*** DATA LINES
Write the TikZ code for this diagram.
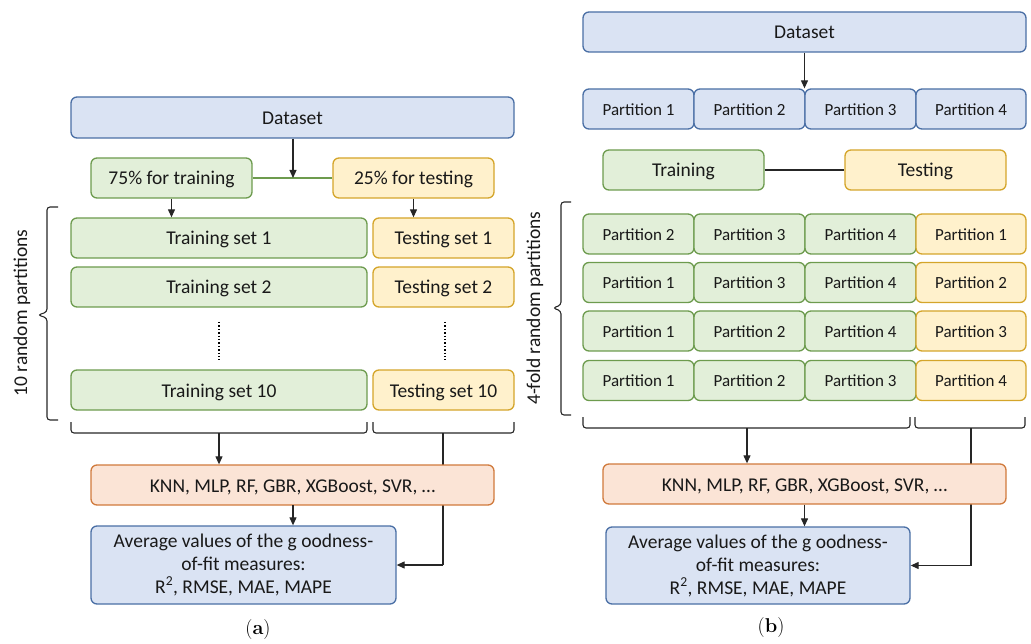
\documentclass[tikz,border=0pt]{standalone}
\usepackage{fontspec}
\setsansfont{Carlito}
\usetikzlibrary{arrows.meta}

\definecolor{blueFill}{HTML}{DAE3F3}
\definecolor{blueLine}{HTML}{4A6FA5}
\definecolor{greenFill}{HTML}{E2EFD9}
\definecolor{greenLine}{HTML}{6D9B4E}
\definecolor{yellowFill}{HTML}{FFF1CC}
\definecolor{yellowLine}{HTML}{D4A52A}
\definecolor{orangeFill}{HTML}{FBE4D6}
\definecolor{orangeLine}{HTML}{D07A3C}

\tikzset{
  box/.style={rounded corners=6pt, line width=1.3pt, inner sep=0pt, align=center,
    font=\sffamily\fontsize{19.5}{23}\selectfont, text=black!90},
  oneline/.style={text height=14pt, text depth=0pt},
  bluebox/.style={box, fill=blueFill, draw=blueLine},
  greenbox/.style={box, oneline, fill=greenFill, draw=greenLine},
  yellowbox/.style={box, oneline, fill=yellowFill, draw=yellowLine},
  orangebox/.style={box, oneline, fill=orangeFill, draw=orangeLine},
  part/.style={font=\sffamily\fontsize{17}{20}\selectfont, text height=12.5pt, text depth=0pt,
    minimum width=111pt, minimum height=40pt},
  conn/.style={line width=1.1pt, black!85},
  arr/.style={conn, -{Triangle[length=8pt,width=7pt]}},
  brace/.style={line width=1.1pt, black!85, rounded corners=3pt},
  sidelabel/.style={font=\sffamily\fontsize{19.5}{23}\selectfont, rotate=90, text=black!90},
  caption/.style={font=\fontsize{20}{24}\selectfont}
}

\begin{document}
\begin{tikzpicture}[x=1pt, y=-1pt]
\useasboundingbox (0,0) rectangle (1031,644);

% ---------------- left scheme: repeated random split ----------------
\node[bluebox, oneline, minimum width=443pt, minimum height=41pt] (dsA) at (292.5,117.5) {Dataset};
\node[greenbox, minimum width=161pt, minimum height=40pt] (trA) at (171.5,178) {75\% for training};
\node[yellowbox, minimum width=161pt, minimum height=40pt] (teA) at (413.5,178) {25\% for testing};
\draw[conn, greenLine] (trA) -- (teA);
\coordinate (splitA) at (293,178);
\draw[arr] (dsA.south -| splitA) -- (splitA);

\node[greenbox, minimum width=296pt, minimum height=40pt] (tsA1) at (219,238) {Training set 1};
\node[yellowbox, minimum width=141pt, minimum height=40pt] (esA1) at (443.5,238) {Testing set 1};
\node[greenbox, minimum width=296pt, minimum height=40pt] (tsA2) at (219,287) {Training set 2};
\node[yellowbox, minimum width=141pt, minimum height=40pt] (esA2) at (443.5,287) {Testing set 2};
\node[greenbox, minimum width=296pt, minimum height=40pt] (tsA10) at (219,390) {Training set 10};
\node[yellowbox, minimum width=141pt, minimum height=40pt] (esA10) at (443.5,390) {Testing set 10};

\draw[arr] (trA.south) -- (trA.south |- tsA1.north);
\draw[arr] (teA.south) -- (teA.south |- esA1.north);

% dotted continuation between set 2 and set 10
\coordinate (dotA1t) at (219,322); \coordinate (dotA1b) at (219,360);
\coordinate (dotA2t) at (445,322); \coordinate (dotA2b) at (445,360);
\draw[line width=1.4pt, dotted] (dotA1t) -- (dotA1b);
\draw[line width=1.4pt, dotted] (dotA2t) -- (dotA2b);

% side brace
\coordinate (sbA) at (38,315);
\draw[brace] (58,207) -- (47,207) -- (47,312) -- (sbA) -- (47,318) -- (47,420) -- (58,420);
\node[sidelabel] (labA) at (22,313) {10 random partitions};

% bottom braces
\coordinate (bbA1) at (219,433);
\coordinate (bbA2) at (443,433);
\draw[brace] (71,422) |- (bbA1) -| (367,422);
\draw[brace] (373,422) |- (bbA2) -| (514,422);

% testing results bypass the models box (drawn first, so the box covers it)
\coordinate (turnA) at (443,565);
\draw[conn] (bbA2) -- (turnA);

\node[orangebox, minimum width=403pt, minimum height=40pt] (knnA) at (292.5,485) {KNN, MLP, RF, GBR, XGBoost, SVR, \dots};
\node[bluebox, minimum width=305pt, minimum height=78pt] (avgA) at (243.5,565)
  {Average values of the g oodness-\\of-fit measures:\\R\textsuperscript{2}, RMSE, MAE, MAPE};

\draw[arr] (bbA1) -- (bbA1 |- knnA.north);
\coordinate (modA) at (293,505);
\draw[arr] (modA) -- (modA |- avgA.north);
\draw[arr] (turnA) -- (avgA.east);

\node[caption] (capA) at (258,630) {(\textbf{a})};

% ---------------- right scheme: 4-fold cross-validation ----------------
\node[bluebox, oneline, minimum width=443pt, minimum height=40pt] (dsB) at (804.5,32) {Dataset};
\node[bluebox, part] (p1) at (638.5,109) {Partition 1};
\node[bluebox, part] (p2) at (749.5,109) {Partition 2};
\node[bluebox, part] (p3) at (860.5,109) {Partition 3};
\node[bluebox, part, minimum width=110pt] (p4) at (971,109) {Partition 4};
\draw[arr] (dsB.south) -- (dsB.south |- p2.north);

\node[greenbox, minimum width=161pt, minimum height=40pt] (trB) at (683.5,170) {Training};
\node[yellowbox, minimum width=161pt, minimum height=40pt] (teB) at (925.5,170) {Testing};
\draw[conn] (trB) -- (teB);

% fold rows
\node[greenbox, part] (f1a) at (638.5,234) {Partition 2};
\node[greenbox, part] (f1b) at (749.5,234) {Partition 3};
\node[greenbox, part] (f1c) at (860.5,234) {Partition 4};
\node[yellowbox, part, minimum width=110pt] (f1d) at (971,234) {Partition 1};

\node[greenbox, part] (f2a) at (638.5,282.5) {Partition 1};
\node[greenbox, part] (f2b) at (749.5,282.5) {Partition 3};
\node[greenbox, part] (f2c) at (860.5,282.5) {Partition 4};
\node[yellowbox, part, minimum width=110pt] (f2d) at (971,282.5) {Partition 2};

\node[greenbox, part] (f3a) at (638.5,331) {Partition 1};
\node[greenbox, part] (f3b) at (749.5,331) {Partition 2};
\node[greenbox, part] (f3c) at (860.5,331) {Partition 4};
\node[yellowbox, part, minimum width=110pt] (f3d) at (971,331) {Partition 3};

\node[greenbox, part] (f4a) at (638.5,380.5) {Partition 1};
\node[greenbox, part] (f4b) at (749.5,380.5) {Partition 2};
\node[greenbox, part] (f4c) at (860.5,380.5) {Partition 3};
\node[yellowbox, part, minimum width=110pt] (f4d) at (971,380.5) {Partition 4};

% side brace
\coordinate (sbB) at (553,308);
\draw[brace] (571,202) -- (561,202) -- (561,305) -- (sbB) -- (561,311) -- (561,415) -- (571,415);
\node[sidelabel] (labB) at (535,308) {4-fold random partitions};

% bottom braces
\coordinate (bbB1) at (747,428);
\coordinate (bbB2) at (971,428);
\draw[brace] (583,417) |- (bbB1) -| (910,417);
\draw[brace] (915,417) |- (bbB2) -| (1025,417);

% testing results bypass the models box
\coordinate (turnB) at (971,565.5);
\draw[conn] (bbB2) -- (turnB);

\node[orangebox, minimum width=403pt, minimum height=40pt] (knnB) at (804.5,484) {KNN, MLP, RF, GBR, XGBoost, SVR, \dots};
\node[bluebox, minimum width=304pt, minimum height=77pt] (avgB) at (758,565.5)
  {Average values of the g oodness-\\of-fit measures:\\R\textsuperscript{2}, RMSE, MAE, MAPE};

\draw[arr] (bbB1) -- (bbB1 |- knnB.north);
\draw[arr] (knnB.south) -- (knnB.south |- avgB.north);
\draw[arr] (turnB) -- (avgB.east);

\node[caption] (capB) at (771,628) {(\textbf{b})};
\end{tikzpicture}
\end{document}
******
- TO BE DONE
The lines from the start of the data through the line that contains "(0,0) rectangle (1031,644);" are to be returned exactly, please, with both ends included and every picture left out.

- SOLUTION
Write the TikZ code for this diagram.
\documentclass[tikz,border=0pt]{standalone}
\usepackage{fontspec}
\setsansfont{Carlito}
\usetikzlibrary{arrows.meta}

\definecolor{blueFill}{HTML}{DAE3F3}
\definecolor{blueLine}{HTML}{4A6FA5}
\definecolor{greenFill}{HTML}{E2EFD9}
\definecolor{greenLine}{HTML}{6D9B4E}
\definecolor{yellowFill}{HTML}{FFF1CC}
\definecolor{yellowLine}{HTML}{D4A52A}
\definecolor{orangeFill}{HTML}{FBE4D6}
\definecolor{orangeLine}{HTML}{D07A3C}

\tikzset{
  box/.style={rounded corners=6pt, line width=1.3pt, inner sep=0pt, align=center,
    font=\sffamily\fontsize{19.5}{23}\selectfont, text=black!90},
  oneline/.style={text height=14pt, text depth=0pt},
  bluebox/.style={box, fill=blueFill, draw=blueLine},
  greenbox/.style={box, oneline, fill=greenFill, draw=greenLine},
  yellowbox/.style={box, oneline, fill=yellowFill, draw=yellowLine},
  orangebox/.style={box, oneline, fill=orangeFill, draw=orangeLine},
  part/.style={font=\sffamily\fontsize{17}{20}\selectfont, text height=12.5pt, text depth=0pt,
    minimum width=111pt, minimum height=40pt},
  conn/.style={line width=1.1pt, black!85},
  arr/.style={conn, -{Triangle[length=8pt,width=7pt]}},
  brace/.style={line width=1.1pt, black!85, rounded corners=3pt},
  sidelabel/.style={font=\sffamily\fontsize{19.5}{23}\selectfont, rotate=90, text=black!90},
  caption/.style={font=\fontsize{20}{24}\selectfont}
}

\begin{document}
\begin{tikzpicture}[x=1pt, y=-1pt]
\useasboundingbox (0,0) rectangle (1031,644);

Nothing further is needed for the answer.